Alain Besançon observa que “simplesmente não é possível permanecer inteligente sob o feitiço da ideologia”. A inteligência, afinal, consiste em uma atenção contínua à realidade, que é inconsistente com a obstinação e a fantasia. Nem pode criar raízes no solo estéril do repúdio cultural generalizado. É por isso que todos os regimes ideológicos são, sem exceção, atormentados por pura inépcia.
O que nos leva de volta ao artigo do Telegraph citado anteriormente :
“Nem há qualquer explicação para esse fiasco além de décadas de suposições fracassadas e erros políticos de nossa classe governante. Na esteira da Grande Crise Financeira [2008], as elites constituídas quase conseguiram convencer o público a se submeter aos rigores purificadores da austeridade [política de sacrifício] – persuadindo os eleitores de que todos compartilhamos a culpa pela crise e todos devemos desempenhar um papel papel na reparação dos erros do país. Desta vez, as elites não podem fugir à responsabilidade pelas consequências de seus erros fatais.”
“A carnificina já chegou… E a Grã-Bretanha não vai escapar [dela]. Na verdade, em muitos aspectos, parece destinado a ser o barril de pólvora da Europa.“
“A situação que enfrentamos provavelmente mudará o jogo. Mal começamos a perceber quão imprevisíveis serão os próximos anos – e quão mal preparados estamos para enfrentar as consequências. Isso pode soar como um prognóstico sombrio, mas particularmente na Grã-Bretanha, parece que acabamos de entrar no ato final de um sistema econômico que fracassou patentemente. Está mais claro do que nunca que o imperador não tem roupas e não tem mais histórias para nos distrair”.
O autor está certo. Haverá protestos públicos – em alguns estados, talvez, mais do que em outros; desobediência civil – tal qual a já lançada no Reino Unido e na Holanda: a campanha ‘Não pague’ , que está incitando as pessoas a aderirem a uma ‘greve de falta de pagamento em massa’, é o primeiro sinal de resistência.
Este, no entanto, é apenas o passo inicial.

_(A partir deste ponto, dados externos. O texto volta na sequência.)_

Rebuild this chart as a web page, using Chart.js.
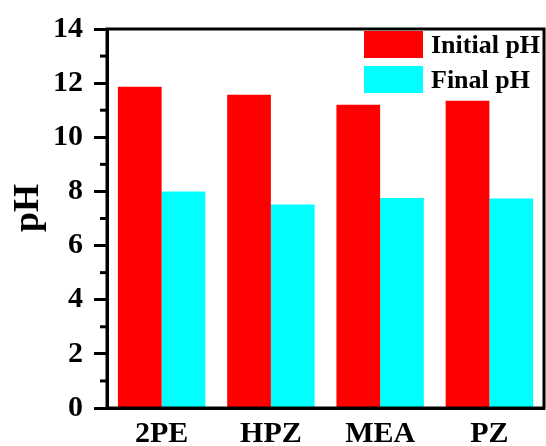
<!DOCTYPE html>
<html>
<head>
<meta charset="utf-8">
<script src="https://cdn.jsdelivr.net/npm/chart.js@4/dist/chart.umd.min.js"></script>
<style>
    body { margin: 0; background: #fff; }
    canvas { display: block; }
</style>
</head>
<body>
<canvas id="ph-chart" width="546" height="446"></canvas>
<script>
const categories = ["2PE", "HPZ", "MEA", "PZ"]
const initialPH = [11.87, 11.57, 11.20, 11.35]
const finalPH = [8.00, 7.52, 7.76, 7.74]
const yMinorTicks = [1, 3, 5, 7, 9, 11, 13]
const yTitle = "pH"

const serif = "'Liberation Serif', 'Times New Roman', serif"

// frame around the plot, minor ticks, y title and the legend box
const framePlugin = {
    id: "frame",
    afterDraw(chart) {
        const { ctx, chartArea: a, scales } = chart
        ctx.save()
        ctx.strokeStyle = "#000"
        ctx.lineWidth = 3
        ctx.strokeRect(a.left, a.top, a.right - a.left, a.bottom - a.top)

        yMinorTicks.forEach(v => {
            const y = scales.y.getPixelForValue(v)
            ctx.beginPath()
            ctx.moveTo(a.left - 7, y)
            ctx.lineTo(a.left, y)
            ctx.stroke()
        })

        ctx.fillStyle = "#000"
        ctx.save()
        ctx.translate(29, 208)
        ctx.rotate(-Math.PI / 2)
        ctx.font = `bold 36px ${serif}`
        ctx.textAlign = "center"
        ctx.textBaseline = "middle"
        ctx.fillText(yTitle, 0, 0)
        ctx.restore()

        ctx.font = `bold 26px ${serif}`
        ctx.textBaseline = "middle"
        chart.data.datasets.forEach((ds, i) => {
            const top = 31 + i * 35
            ctx.fillStyle = ds.backgroundColor
            ctx.fillRect(364, top, 59, 27)
            ctx.fillStyle = "#000"
            ctx.fillText(ds.label, 431, top + 15)
        })
        ctx.restore()
    }
}

new Chart(document.getElementById("ph-chart"), {
    type: "bar",
    data: {
        labels: categories,
        datasets: [{
            label: "Initial pH",
            data: initialPH,
            backgroundColor: "#ff0000",
        }, {
            label: "Final pH",
            data: finalPH,
            backgroundColor: "#00ffff",
        }]
    },
    options: {
        responsive: false,
        animation: false,
        layout: {
            padding: { top: 28, right: 2, left: 0, bottom: 0 }
        },
        datasets: {
            bar: {
                categoryPercentage: 0.8,
                barPercentage: 1.0,
            }
        },
        scales: {
            x: {
                afterFit: (scale) => { scale.height = 38 },
                grid: { drawOnChartArea: false, drawTicks: false },
                border: { color: "#000", width: 3 },
                ticks: {
                    color: "#000",
                    padding: 8,
                    font: { family: serif, size: 30, weight: "bold" }
                }
            },
            y: {
                min: 0,
                max: 14,
                afterFit: (scale) => { scale.width = 107 },
                grid: {
                    drawOnChartArea: false,
                    drawTicks: true,
                    tickLength: 13,
                    tickWidth: 3,
                    tickColor: "#000"
                },
                border: { color: "#000", width: 3 },
                ticks: {
                    stepSize: 2,
                    color: "#000",
                    padding: 11,
                    font: { family: serif, size: 30, weight: "bold" }
                }
            }
        },
        plugins: {
            legend: { display: false },
            tooltip: { enabled: false }
        }
    },
    plugins: [framePlugin]
})
</script>
</body>
</html>
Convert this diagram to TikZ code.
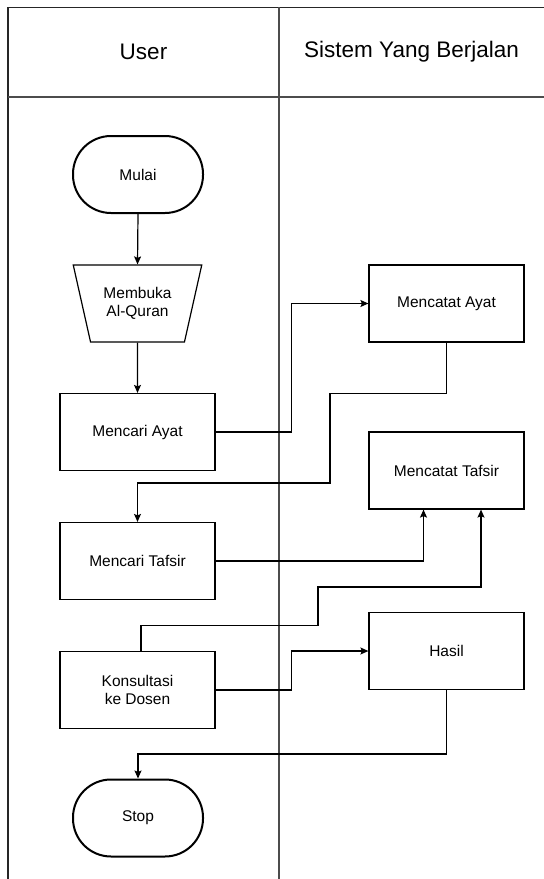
\documentclass[tikz,border=0pt]{standalone}
\usepackage{fontspec}
\setmainfont{Liberation Sans}
\usetikzlibrary{shapes.geometric,arrows.meta,calc}
\begin{document}
\begin{tikzpicture}[x=1pt,y=1pt,
  lane/.style={line width=1.4pt,draw=black!70},
  proc/.style={draw=black,line width=1.2pt,minimum width=155pt,minimum height=77pt,inner sep=0pt,align=center,font=\fontsize{15.5}{18}\selectfont},
  term/.style={draw=black,line width=2pt,rounded corners=38pt,minimum width=130pt,minimum height=77pt,inner sep=0pt,font=\fontsize{15.5}{18}\selectfont},
  manual/.style={draw=black,line width=1.2pt,trapezium,trapezium left angle=111.3,trapezium right angle=111.3,trapezium stretches=true,minimum width=129pt,minimum height=77pt,inner sep=0pt,align=center,font=\fontsize{15.5}{18}\selectfont},
  conn/.style={line width=1.2pt,draw=black},
  arr/.style={conn,-{Stealth[length=8pt,width=7pt,inset=1.5pt]}},
  head/.style={font=\fontsize{22.5}{26}\selectfont}
]
\useasboundingbox (0,0) rectangle (544,-879);
% swimlane frame
\coordinate (tl) at (8,-7.3);
\coordinate (tr) at (544,-7.3);
\coordinate (hl) at (8,-97);
\coordinate (hr) at (544,-97);
\coordinate (bl) at (8,-879);
\coordinate (dt) at (279,-7.3);
\coordinate (db) at (279,-879);
\draw[line width=1.4pt,draw=black!85] (tr) -- (tl) -- (bl);
\draw[lane] (hl) -- (hr);
\draw[lane] (dt) -- (db);
\node[head] (huser) at (143.5,-52) {User};
\node[head] (hsys) at (411.5,-52) {Sistem Yang Berjalan};
% user lane
\node[term] (mulai) at (138,-174.5) {Mulai};
\node[manual] (buka) at (137.5,-303.5) {Membuka\\Al-Quran};
\node[proc] (ayat) at (137.5,-432) {Mencari Ayat};
\node[proc] (tafsir) at (137.5,-561) {Mencari Tafsir};
\node[proc] (kons) at (137.5,-690) {Konsultasi\\ke Dosen};
\node[term] (stop) at (138,-818) {Stop};
% system lane
\node[proc] (cayat) at (446.5,-303.5) {Mencatat Ayat};
\node[proc] (ctafsir) at (446.5,-470.5) {Mencatat Tafsir};
\node[proc] (hasil) at (446.5,-651) {Hasil};
% bend points
\coordinate (b1) at (291.5,-432);
\coordinate (b2) at (330,-393.5);
\coordinate (b3) at (330,-483);
\coordinate (b4) at (318,-625.3);
\coordinate (b5) at (318,-587);
\coordinate (b6) at (291.5,-690);
\coordinate (b7) at (446.5,-754);
% connectors
\draw[arr] (mulai.south) -- (buka.north);
\draw[arr] (buka.south) -- (ayat.north);
\draw[arr] (ayat.east) -- (b1) |- (cayat.west);
\draw[arr] (cayat.south) |- (b2) -- (b3) -| (tafsir.north);
\draw[arr] (tafsir.east) -| ([xshift=-23pt]ctafsir.south);
\draw[arr] ([xshift=3.5pt]kons.north) |- (b4) -- (b5) -| ([xshift=34.5pt]ctafsir.south);
\draw[arr] (kons.east) -- (b6) |- (hasil.west);
\draw[arr] (hasil.south) -- (b7) -| (stop.north);
\end{tikzpicture}
\end{document}
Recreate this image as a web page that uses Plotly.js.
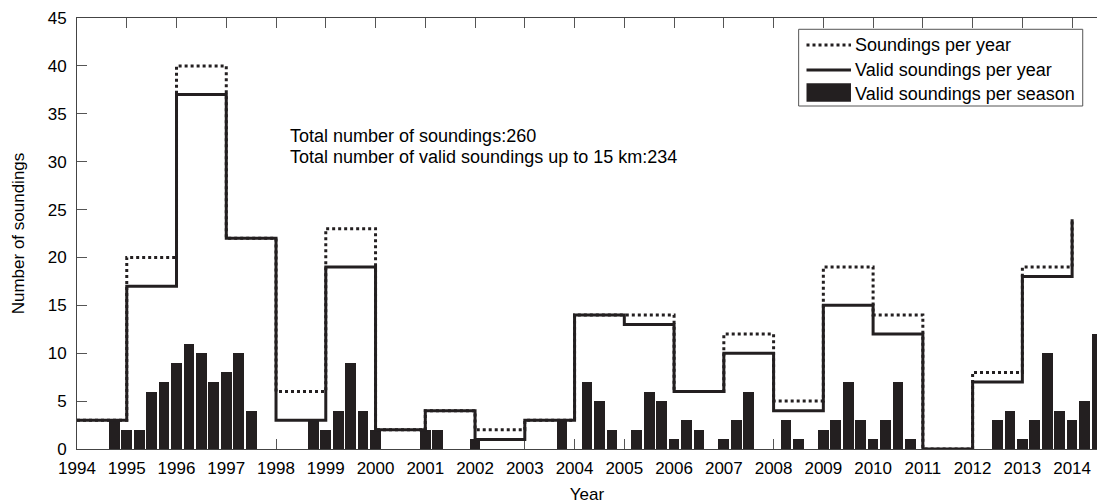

Quando as autoridades financeiras ocidentais dizem que ‘cogitam’ uma recessão para destruir a demanda – e assim reduzir a inflação – implícita nesta declaração está uma convicção de elite de que o protesto pode e será esmagado com sucesso.
Todos os sinais são de que está sendo contemplada uma repressão implacável, violenta e administrativa da inquietação popular.
De vez em quando, ao longo da história, os humanos experimentaram uma profunda sensação de que suas vidas são de alguma forma vazias, de nada realizado, e do mundo sobre eles sendo uma farsa – sendo de alguma forma ilusório e vazio de significado.
“Como você sabe que eu estou louca?” disse Alice.
“Você deve estar”, disse o Gato, “ou não teria vindo aqui.”
Mas se olharmos para esse padrão, repetindo-se, uma e outra vez, teremos uma noção clara tanto do evento quanto da experiência repetida do vazio. Pois, é a insegurança e o medo associados ao ‘vazio’ que faz com que o torpor desapareça e as pessoas irrompam em desordem rebelde. E por que também a tentativa do círculo interno da elite de ‘administrar’ tais despertares, tão facilmente termina em tragédia (e derramamento de sangue).
Mas há uma outra – grande – dificuldade na situação atual. Mesmo que as ‘portas da percepção fossem limpas’ (Huxley), é que não existe ‘aqui – lá’. Nenhuma conceituação clara à qual ele ou ela possa dizer: ‘aqui é ‘para onde’ devemos ir’ – ou, pelo menos, não há ‘nenhum lugar’ que faria sentido para aqueles que já estão meio em pânico com o que percebem ser um assalto a todos os marcos pelos quais viveram suas vidas.
O que, então, poderia acabar com uma psicose coletiva apanhada em algum feitiço irresistível e “mágico”? Bem, simplesmente, dor. A dor é a grande agência de esclarecimento. [Ênfase do tradutor]
O que acontece quando as pessoas despertam para o engano do Totalitarismo Leve que pousa como liberdade e individualismo (para não falar em democracia!). A questão então se torna: para qual outra ‘imagem-ideia’ as pessoas migrarão coletivamente?
A implicação geopolítica é que a Itália pode migrar para um; Alemanha para outro; e França para outro, e outros podem simplesmente ‘desistir’ de toda a confusão da política europeia (e o niilismo aumentará). Isso importa? Pode ser revitalizante?
Isso nos permite abordar diretamente a “Besta da ideologia”, que por “sua” própria inépcia, inadvertidamente despojou Pandora de sua máscara, abrindo assim sua caixa. Quem pode dizer qual máscara ela vai vestir em seguida!